Tuesday, December 22, 2009

Will I survive the snow days??!!


Will I survive the snow days?
I love my children, don't get me wrong. These little bundles of joy that I have cared for since before birth have brought me immense joy...and other mental issues. I'm not sure when it happened but my cute little bouncing boys have become insane tornados leaving chaos and destruction in their wake. i am becoming a casuality. I'm waiting on someone to declare a state of emergency in my home. The snow is a foot deep...Harley is almost 3 feet tall. Makes walking an issue. It was fun at first. The snowmen, the snowball fights, running and jumping in the white fluffiness. I had to make them come inside for fear of frostbite. Today, 5 days later, the snow is still here but it's not the fun, fluffy stuff anymore and my kids have figured it out. Running and jumping in the snow has morphed into running and jumping on my furniture. Here is the conversation we had this morning.
me: Hey guys wanna go outside?
them: (in unison) NO! it's too cold
me: come on.. its not that cold
them: there are icecycles mom
me: please go outside
them: no
me: please
them: no
me: it's gonna melt soon
them: good. we'll go outside when it melts.
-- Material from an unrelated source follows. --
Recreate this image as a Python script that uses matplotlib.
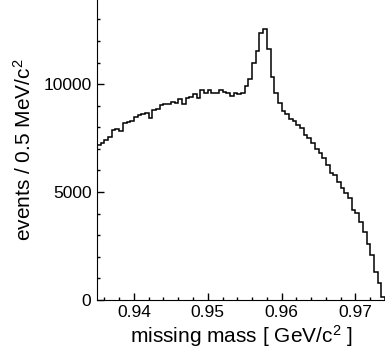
import numpy as np
import matplotlib
matplotlib.use("Agg")
import matplotlib.pyplot as plt
from matplotlib.ticker import MultipleLocator

plt.rcParams['font.family'] = ['Liberation Sans', 'DejaVu Sans']
plt.rcParams['mathtext.fontset'] = 'custom'
plt.rcParams['mathtext.rm'] = 'Liberation Sans'
plt.rcParams['mathtext.it'] = 'Liberation Sans:italic'

# histogram: missing mass, 0.5 MeV bins starting at 0.935 GeV
bin_lo = 0.935
bin_width = 0.0005
counts = [7180, 7280, 7410, 7560, 7870, 7900, 7820, 8210, 8260, 8300,
          8490, 8570, 8610, 8640, 8410, 8800, 8860, 9010, 9060, 9100,
          9170, 9140, 9320, 9100, 9380, 9410, 9520, 9350, 9710, 9570,
          9710, 9570, 9570, 9750, 9650, 9570, 9440, 9570, 9520, 9570,
          9910, 10250, 11000, 11540, 12390, 12550, 11650, 10340, 9570, 9140,
          8750, 8600, 8380, 8300, 8100, 7950, 7640, 7490, 7280, 6980,
          6790, 6560, 6250, 5860, 5790, 5480, 5170, 4940, 4710, 4170,
          4010, 3630, 3160, 2590, 2080, 1310, 770, 150]
xticks = [0.94, 0.95, 0.96, 0.97]
yticks = [0, 5000, 10000]

edges = bin_lo + bin_width * np.arange(len(counts) + 1)

fig = plt.figure(figsize=(3.85, 3.57), dpi=100)
ax = fig.add_axes([0.252, 0.16, 0.748, 0.84])

ax.stairs(counts, edges, color='black', linewidth=1.1, baseline=0)

ax.set_xlim(0.935, 0.974)
ax.set_ylim(0, 13900)
ax.set_xticks(xticks)
ax.set_xticklabels(['%.2f' % t for t in xticks])
ax.set_yticks(yticks)
ax.xaxis.set_minor_locator(MultipleLocator(0.002))
ax.yaxis.set_minor_locator(MultipleLocator(1000))
ax.tick_params(which='both', direction='in', labelsize=12.5, width=1.0)
ax.tick_params(which='major', length=5, pad=4)
ax.tick_params(which='minor', length=2.5)

ax.spines['top'].set_visible(False)
ax.spines['right'].set_visible(False)

ax.set_xlabel(r'missing mass [ GeV/c$^2$ ]', fontsize=15, labelpad=2)
ax.set_ylabel(r'events / 0.5 MeV/c$^2$', fontsize=15, labelpad=6)

fig.savefig('out.png', dpi=100)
So now i'm sitting here watching them run around like crazy people and i have no control. but at least they are happy.
Will I survive these snow days? Maybe not.

Friday, December 11, 2009

Coupons

ok. so. this coupon thing didn't work out so well.
it started out ok. I followed some links that some friends recommended. I have heard many good things from many different people and so I decided to try it. I found some good deals on alot of stuff. However one website said that I had to download a certain program for coupon printing so I decided better of it and started over. After a couple of different places said the same thing I assumed this was something that I had to do. So I did. I printed out a few coupons. I just wanted to check a see if the store would actually honor these so I didn't want to do to many.
i haven't been able to use my computer since.
i have a virus
i also have a program that's not supposed to let that happen
but anyway, back to the coupons
I haven't even tried them honestly. I just don't think that even if it does work i would care
75 cents off Downy or $100 dollars to repair my computer. hmm. let's think about it.

Tuesday, December 8, 2009

I can do this

Ok so today is day 1 of the, for lack of a better term, the 'new' me. I can do this. I repeat this over and over to myself. I can do this. See I told you. IT doesnt stop. Even when I want to forget about IT it's there. Taunting me. Laughing at me. IT scares me, IT actually causes me to tremble. By tremble I dont mean like "cold chill" tremble, I mean full out convulsions. Makes people stare kinda stuff. What is IT?, you ask. It is Maturity. Coming at me full force. I didnt think it would happen like this. But I can say that I have avoided it so long it's gonna take something drastic...so I've done this to myself. It still sucks. I'm really trying to figure this all out. When I quit a nice paying job with a position close to the top and a very good salary to be a stay at home mom my initial reaction was WOOHOO VACATION! That attitude has stuck with me. I don't have a job, I can do anything I want. But life is not a vacation. Reality has sunk in and I want to run screaming.
I can do this.

Monday, December 7, 2009

Getting the hang of it

So i have decided that instead of sitting here talking to myself I should try out this blogging thing. I've heard alot about it so I'm kinda curious to see how it goes. I am completely random and I can pretty much bet that there will be some things on here that make you wonder. If you do just understand that I am having "one of those days". Some days I need to talk to someone other than a 14 month old so maybe this will help that craving.